One must keep in context the following facts:

1) I never really believed.
2) My Islamic education was minimal at best.
3) I have never lived in an area with many Muslims.

If I could "delete" my knowledge of the Surah Fatihah, I surely would if that meant I could free up "space" for something far more interesting. But somehow it persists in my memory.1 Humans often live under the illusion that we govern ourselves fully consciously, but a moment of reflection on what you've done in the past hour would surely disabuse you of that notion if you still hold to it. You might have taken a shower, locked the door or turned the oven off with barely a recollection of the details, these chores have become "instincts." Many aspects of our nature are delegated to subroutines or helper programs, and we don't really have conscious access to what's going on down there. In theory we can issue a chain of commands, but don't expect the help to oblige you if they are of one mind. It recalls an acquaintance of mine who was raised a Born Again Christian, and though a vocal atheist now, he still listens to Christian music. Though he didn't believe in the message, the melodies and themes were familiar to him and still aroused an emotional response that he sought out.

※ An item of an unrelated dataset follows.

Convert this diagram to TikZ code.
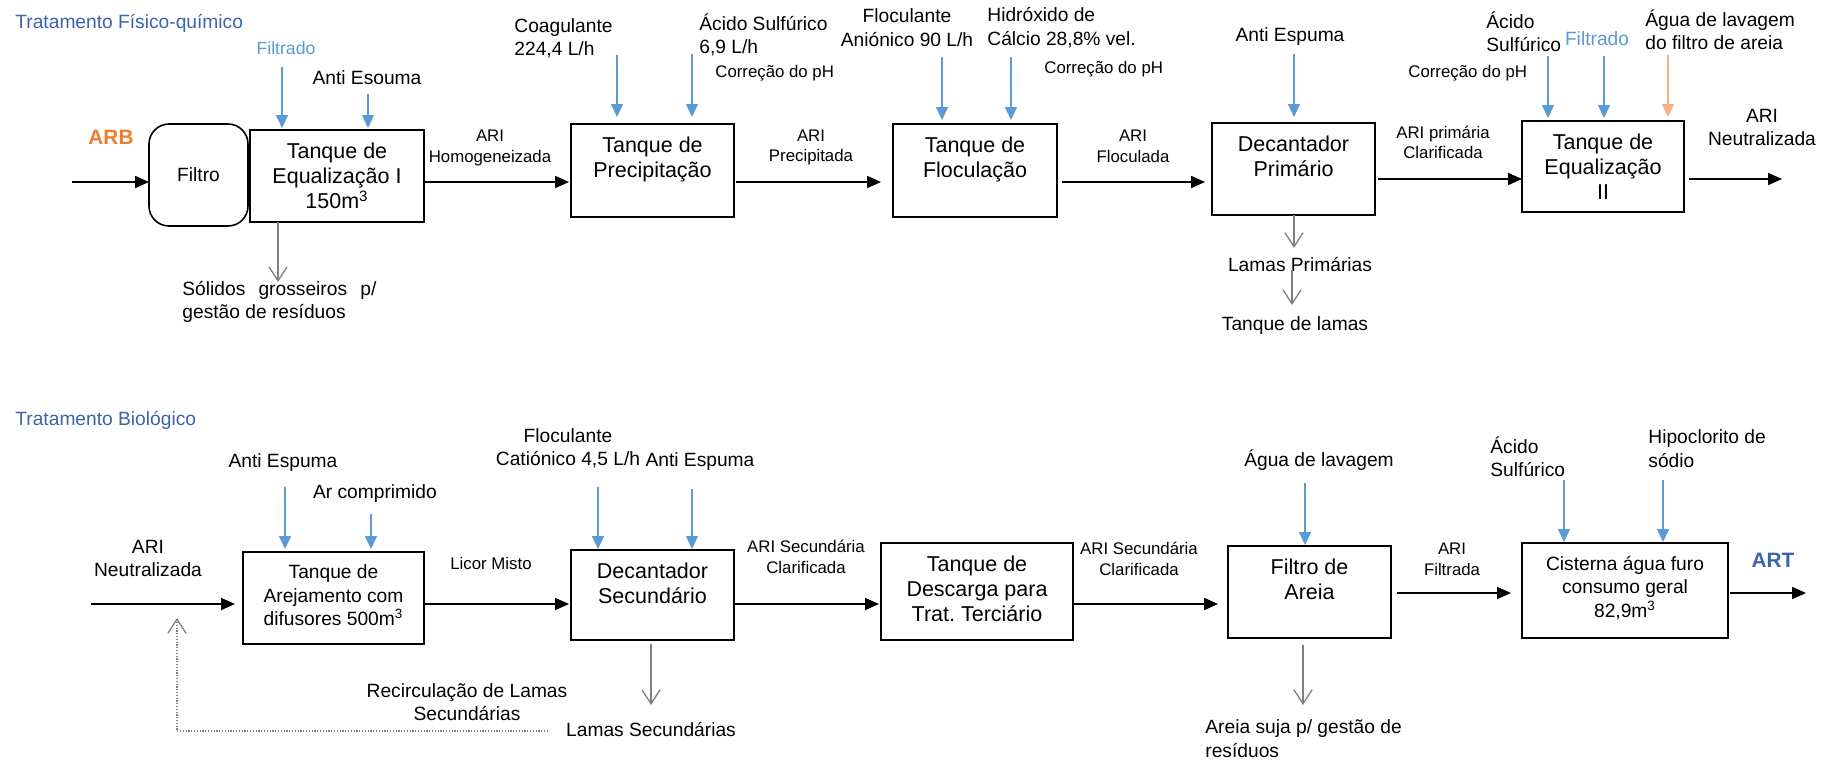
\documentclass[tikz,border=0pt]{standalone}
\usepackage{fontspec}
\setmainfont{Liberation Sans}
\usetikzlibrary{arrows.meta}
\definecolor{ttlblue}{RGB}{59,100,173}
\definecolor{ltblue}{RGB}{91,155,213}
\definecolor{arbor}{RGB}{237,125,49}
\definecolor{ltor}{RGB}{244,177,131}
\definecolor{grayln}{RGB}{128,128,128}
\newcommand\fsbox{\fontsize{10.75}{12.5}\selectfont}
\newcommand\fsbxs{\fontsize{9.6}{11.7}\selectfont}
\newcommand\fslab{\fontsize{9.6}{11.7}\selectfont}
\newcommand\fssml{\fontsize{8.4}{10.3}\selectfont}
\begin{document}
\begin{tikzpicture}[x=0.5pt,y=-0.5pt,
  procbox/.style={draw=black,line width=0.8pt,inner sep=0pt,outer sep=0pt},
  btext/.style={inner sep=0pt,align=center,font=\fsbox,anchor=north},
  lab/.style={inner sep=0pt,font=\fslab,align=center},
  labl/.style={inner sep=0pt,font=\fslab,align=left,anchor=west},
  sml/.style={inner sep=0pt,font=\fssml,align=center},
  flow/.style={-{Triangle[length=7pt,width=6pt]},line width=0.9pt},
  feed/.style={-{Triangle[length=6.5pt,width=6pt]},ltblue,line width=0.7pt},
  ofeed/.style={-{Triangle[length=6.5pt,width=6pt]},ltor,line width=0.7pt},
  outg/.style={-{Straight Barb[length=7pt,width=9pt]},grayln,line width=0.65pt},
  recirc/.style={-{Straight Barb[length=7pt,width=9pt]},grayln,line width=0.65pt,dash pattern=on 0.6pt off 0.8pt}]
\fill[white] (0,0) rectangle (1834,761);
\useasboundingbox (0,0) rectangle (1834,761);

% ================= TOP: Tratamento Fisico-quimico =================
\node[labl,text=ttlblue] (t1) at (15,23) {Tratamento Físico-químico};
\node[lab,text=ltblue,font=\fontsize{8.8}{10}\selectfont] (filt1) at (286,48) {Filtrado};
\node[lab] (anti1) at (367,78) {Anti Esouma};
\node[lab,text=arbor,font=\fontsize{10.4}{12}\selectfont\bfseries] (arb) at (111,137) {ARB};

\node[procbox,rounded corners=10pt,minimum width=49.5pt,minimum height=51pt,font=\fslab] (filtro) at (198.5,175) {Filtro};
\node[procbox,minimum width=87pt,minimum height=46pt] (teq1) at (337,176) {};
\node[btext] (teq1t) at ([yshift=-6.5pt]teq1.north) {Tanque de\\Equalização I\\150m\textsuperscript{3}};

\node[labl] (sol) at (182,302) {\makebox[97pt][s]{Sólidos grosseiros p/}\\gestão de resíduos};
\node[sml] (lh1) at (490,148) {ARI\\Homogeneizada};

\node[labl] (coag) at (514,38.5) {Coagulante\\224,4 L/h};
\node[labl] (acs1) at (699,35) {Ácido Sulfúrico\\6,9 L/h};
\node[sml,anchor=west] (cph1) at (715,73) {Correção do pH};
\node[procbox,minimum width=81.5pt,minimum height=46.5pt] (prec) at (652.5,170.5) {};
\node[btext] (prect) at ([yshift=-6.5pt]prec.north) {Tanque de\\Precipitação};
\node[sml] (lh2) at (811,147.5) {ARI\\Precipitada};

\node[lab] (flan) at (907,27.5) {Floculante\\Aniónico 90 L/h};
\node[labl] (hidr) at (987,27.5) {Hidróxido de\\Cálcio 28,8\% vel.};
\node[sml,anchor=west] (cph2) at (1044,69) {Correção do pH};
\node[procbox,minimum width=82pt,minimum height=46.5pt] (floc) at (975,170.5) {};
\node[btext] (floct) at ([yshift=-6.5pt]floc.north) {Tanque de\\Floculação};
\node[sml] (lh3) at (1133,146) {ARI\\Floculada};

\node[lab] (anti2) at (1290,37) {Anti Espuma};
\node[procbox,minimum width=81.5pt,minimum height=46pt] (dec) at (1293.5,169) {};
\node[btext] (dect) at ([yshift=-6.5pt]dec.north) {Decantador\\Primário};
\node[lab] (lprim) at (1300,265) {Lamas Primárias};
\node[lab] (tlam) at (1295,326) {Tanque de lamas};
\node[sml] (lh4) at (1443,142.5) {ARI primária\\Clarificada};

\node[sml,anchor=west] (cph3) at (1408,73) {Correção do pH};
\node[labl] (acs2) at (1486,31.5) {Ácido\\Sulfúrico};
\node[lab,text=ltblue] (filt2) at (1597,39) {Filtrado};
\node[labl] (agl1) at (1645,30) {Água de lavagem\\do filtro de areia};
\node[procbox,minimum width=81pt,minimum height=45.5pt] (teq2) at (1603,166.5) {};
\node[btext] (teq2t) at ([yshift=-6.5pt]teq2.north) {Tanque de\\Equalização\\II};
\node[lab] (arin1) at (1762,127.5) {ARI\\Neutralizada};

% top flow
\coordinate (inA) at (72,182);
\coordinate (inB) at (1378,179);
\coordinate (outA) at (1782,179);
\draw[flow] (inA) -- (inA -| filtro.west);
\draw[flow,shorten >=1pt] (teq1.east |- inA) -- (prec.west |- inA);
\draw[flow,shorten <=1pt,shorten >=6pt] (prec.east |- inA) -- (floc.west |- inA);
\draw[flow,shorten <=2.5pt,shorten >=3.5pt] (floc.east |- inA) -- (dec.west |- inA);
\draw[flow,shorten <=1.5pt] (dec.east |- inB) -- (teq2.west |- inB);
\draw[flow,shorten <=2.5pt] (teq2.east |- outA) -- (outA);

% top feeds
\coordinate (fa1) at (282,67);
\coordinate (fa2) at (368,94);
\coordinate (fa3) at (617,55);
\coordinate (fa4) at (692,54);
\coordinate (fa5) at (942,57);
\coordinate (fa6) at (1011,57);
\coordinate (fa7) at (1294,54);
\coordinate (fa8) at (1548,56);
\coordinate (fa9) at (1604,56);
\coordinate (fa10) at (1668,55);
\draw[feed,shorten >=1pt] (fa1) -- (fa1 |- teq1.north);
\draw[feed,shorten >=1pt] (fa2) -- (fa2 |- teq1.north);
\draw[feed,shorten >=3.5pt] (fa3) -- (fa3 |- prec.north);
\draw[feed,shorten >=3.5pt] (fa4) -- (fa4 |- prec.north);
\draw[feed,shorten >=2pt] (fa5) -- (fa5 |- floc.north);
\draw[feed,shorten >=2pt] (fa6) -- (fa6 |- floc.north);
\draw[feed,shorten >=3pt] (fa7) -- (fa7 |- dec.north);
\draw[feed,shorten >=1.5pt] (fa8) -- (fa8 |- teq2.north);
\draw[feed,shorten >=1.5pt] (fa9) -- (fa9 |- teq2.north);
\draw[ofeed,shorten >=2pt] (fa10) -- (fa10 |- teq2.north);

% top outgoing
\coordinate (ga1) at (278,282);
\coordinate (ga2) at (1294,248);
\coordinate (ga3a) at (1292,270);
\coordinate (ga3b) at (1292,305);
\draw[outg] (ga1 |- teq1.south) -- (ga1);
\draw[outg] (ga2 |- dec.south) -- (ga2);
\draw[outg] (ga3a) -- (ga3b);

% ================= BOTTOM: Tratamento Biologico =================
\node[labl,text=ttlblue] (t2) at (15,420) {Tratamento Biológico};
\node[lab] (anti3) at (283,463) {Anti Espuma};
\node[lab] (arc) at (375,494) {Ar comprimido};
\node[lab] (arin2) at (148,558.5) {ARI\\Neutralizada};
\node[procbox,minimum width=90.5pt,minimum height=46pt] (arej) at (333.5,598) {};
\node[btext,font=\fsbxs,yshift=0.3pt] (arejt) at ([yshift=-6.5pt]arej.north) {Tanque de\\Arejamento com\\difusores 500m\textsuperscript{3}};
\node[sml] (lmis) at (491,563) {Licor Misto};

\node[lab] (flca) at (568,448.5) {Floculante\\Catiónico 4,5 L/h};
\node[lab] (anti4) at (700,462) {Anti Espuma};
\node[procbox,minimum width=81.5pt,minimum height=45pt] (decs) at (652.5,595) {};
\node[btext] (decst) at ([yshift=-6.5pt]decs.north) {Decantador\\Secundário};
\node[lab] (recl) at (467,702) {Recirculação de Lamas\\Secundárias};
\node[lab] (lsec) at (651,730) {Lamas Secundárias};
\node[sml] (lh5) at (806,557) {ARI Secundária\\Clarificada};

\node[procbox,minimum width=96pt,minimum height=48.5pt] (desc) at (977,591.5) {};
\node[btext] (desct) at ([yshift=-6.5pt]desc.north) {Tanque de\\Descarga para\\Trat.\ Terciário};
\node[sml] (lh6) at (1139,559) {ARI Secundária\\Clarificada};

\node[lab] (agl2) at (1319,460) {Água de lavagem};
\node[procbox,minimum width=81.5pt,minimum height=46pt] (fare) at (1309.5,592) {};
\node[btext] (faret) at ([yshift=-6.5pt]fare.north) {Filtro de\\Areia};
\node[labl] (asuj) at (1205,738.5) {Areia suja p/ gestão de\\resíduos};
\node[sml] (lh7) at (1452,559) {ARI\\Filtrada};

\node[labl] (acs3) at (1490,456.5) {Ácido\\Sulfúrico};
\node[labl] (hipo) at (1648,448.5) {Hipoclorito de\\sódio};
\node[procbox,minimum width=103pt,minimum height=47.5pt] (cist) at (1625,590.5) {};
\node[btext,font=\fsbxs] (cistt) at ([yshift=-6.5pt]cist.north) {Cisterna água furo\\consumo geral\\82,9m\textsuperscript{3}};
\node[lab,text=ttlblue,font=\fontsize{10.4}{12}\selectfont\bfseries] (art) at (1773,560) {ART};

% bottom flow
\coordinate (inC) at (91,604);
\coordinate (inD) at (1397,593);
\coordinate (outB) at (1806,593);
\draw[flow,shorten >=4pt] (inC) -- (inC -| arej.west);
\draw[flow,shorten >=1pt] (arej.east |- inC) -- (decs.west |- inC);
\draw[flow,shorten >=1pt] (decs.east |- inC) -- (desc.west |- inC);
\draw[flow,shorten >=5pt] (desc.east |- inC) -- (fare.west |- inC);
\draw[flow,shorten <=3pt,shorten >=5.5pt] (fare.east |- inD) -- (cist.west |- inD);
\draw[flow,shorten <=1pt] (cist.east |- outB) -- (outB);

% bottom feeds
\coordinate (fb1) at (285,487);
\coordinate (fb2) at (371,514);
\coordinate (fb3) at (598,487);
\coordinate (fb4) at (692,489);
\coordinate (fb5) at (1305,483);
\coordinate (fb6) at (1564,480);
\coordinate (fb7) at (1663,480);
\draw[feed,shorten >=1.5pt] (fb1) -- (fb1 |- arej.north);
\draw[feed,shorten >=1.5pt] (fb2) -- (fb2 |- arej.north);
\draw[feed,shorten >=0.5pt] (fb3) -- (fb3 |- decs.north);
\draw[feed,shorten >=0.5pt] (fb4) -- (fb4 |- decs.north);
\draw[feed,shorten >=0.5pt] (fb5) -- (fb5 |- fare.north);
\draw[feed,shorten >=0.5pt] (fb6) -- (fb6 |- cist.north);
\draw[feed,shorten >=0.5pt] (fb7) -- (fb7 |- cist.north);

% bottom outgoing
\coordinate (gb1) at (651,705);
\coordinate (gb2) at (1303,705);
\draw[outg,shorten <=2pt] (gb1 |- decs.south) -- (gb1);
\draw[outg,shorten <=3.5pt] (gb2 |- fare.south) -- (gb2);

% recirculation
\coordinate (rc1) at (548,731);
\coordinate (rc2) at (177,618);
\draw[recirc] (rc1) -| (rc2);
\end{tikzpicture}
\end{document}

The importance of indepdent cognitive subroutines and emotional associations are just two of the facts that I believe make religion explicable. For whatever reason a minority of any given population tends to dissent from the dominant supernatural narrative of its locale, but unfortunately many of these individuals project their own peculiar psychology on to the rest of the population. I believe a good portion of this minority even verbally assents to the general supernatural narrative but recreates it so that it is intelligible in its own language (ie; theology). I suspect an understanding of religious process is possible, but we need to move beyond assuming that it is either a formal system of thought or that it is at its core irrational, and will never be accessible to systematic inquiry.

1 - Some Muslims would offer this as evidence of the miraculous nature of the Koran, but I could give other examples of things I can't forget that I would like to.